Marshall McLuhan understanding blogging


The universe decided to give me the Marshall McLuhan classic "Understanding Media" yesterday. We are starting a blogging workshop in OBA this coming Sunday, starting at 3pm. This is one picture option for the flyer.

3 comments:

Robert K. Blechman said...

Hi Leighton,

I would like to know more about your blogging workshop. I don't know how plugged in to the McLuhan universe you are, but there are a number of resources you might find interesting. First, you should check out the Media Ecology Association at http://www.media-ecology.org/. (BTW IMHO their website could used a design overhaul). Also, I invite you to visit my blog "A Model Media Ecologist" at http://robertkblechman.blogspot.com/ where I discuss current topics in light of the teachings of Marshall McLuhan, Neil Postman and Claude Levi-Strauss.

If you have any particular questions about McLuhan, I'd be happy to share my own knowledge with you or direct you to my betters.

Regards,
Bob Blechman

Robert K. Blechman said...

Among his many accomplishments, McLuhan created his "Laws of the Media" which state that the impact of any technology or medium of communication on a culture can be determined by examining four characteristics:

What does it enhance?

What does it obsolesce?

What does it retrieve that was previously lost?

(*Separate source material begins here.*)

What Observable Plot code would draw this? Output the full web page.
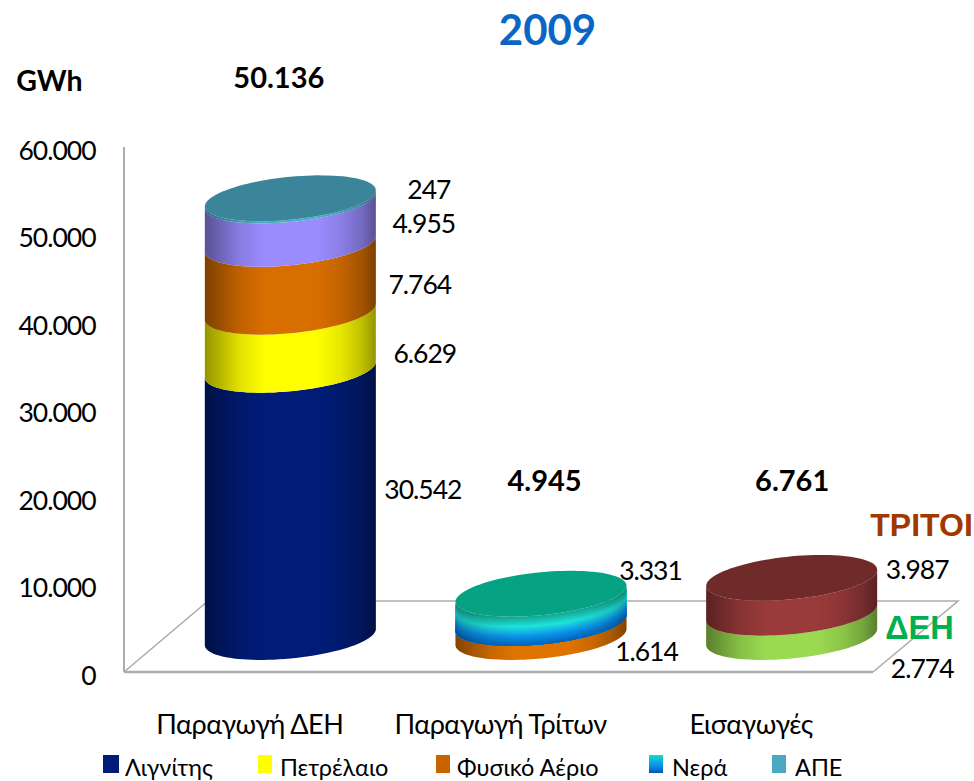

What does it reverse into if pushed to an extreme?

I created a McLuhan Laws of the Media "Tetrad" concerning blogging that you might find interesting:

Blogging enhances “many to many” communication. As a medium, blogging allows me to get my message out to many without the need of access to television, radio, print or film production facilities. Blogging also allows me to receive messages from many sources.

Blogging obsolesces one to one or many to one communications. Telephone chats and television binges are replaced by blogging connections.

Blogging retrieves the habits of 18th letter correspondents or diarists. Though this varies widely, at the minimum blogging requires that we capture and express our thoughts via the keyboard. Some bloggers go much further than that. In the blogosphere, we all become nacent Montaignes.

When pushed to an extreme, blogging reverses into total narcissism. I write only to myself, for myself. I put myself into the blogosphere, and seeing my own image, become entranced.

Unknown said...

Great comments, Bob. We'll keep in touch, for sure.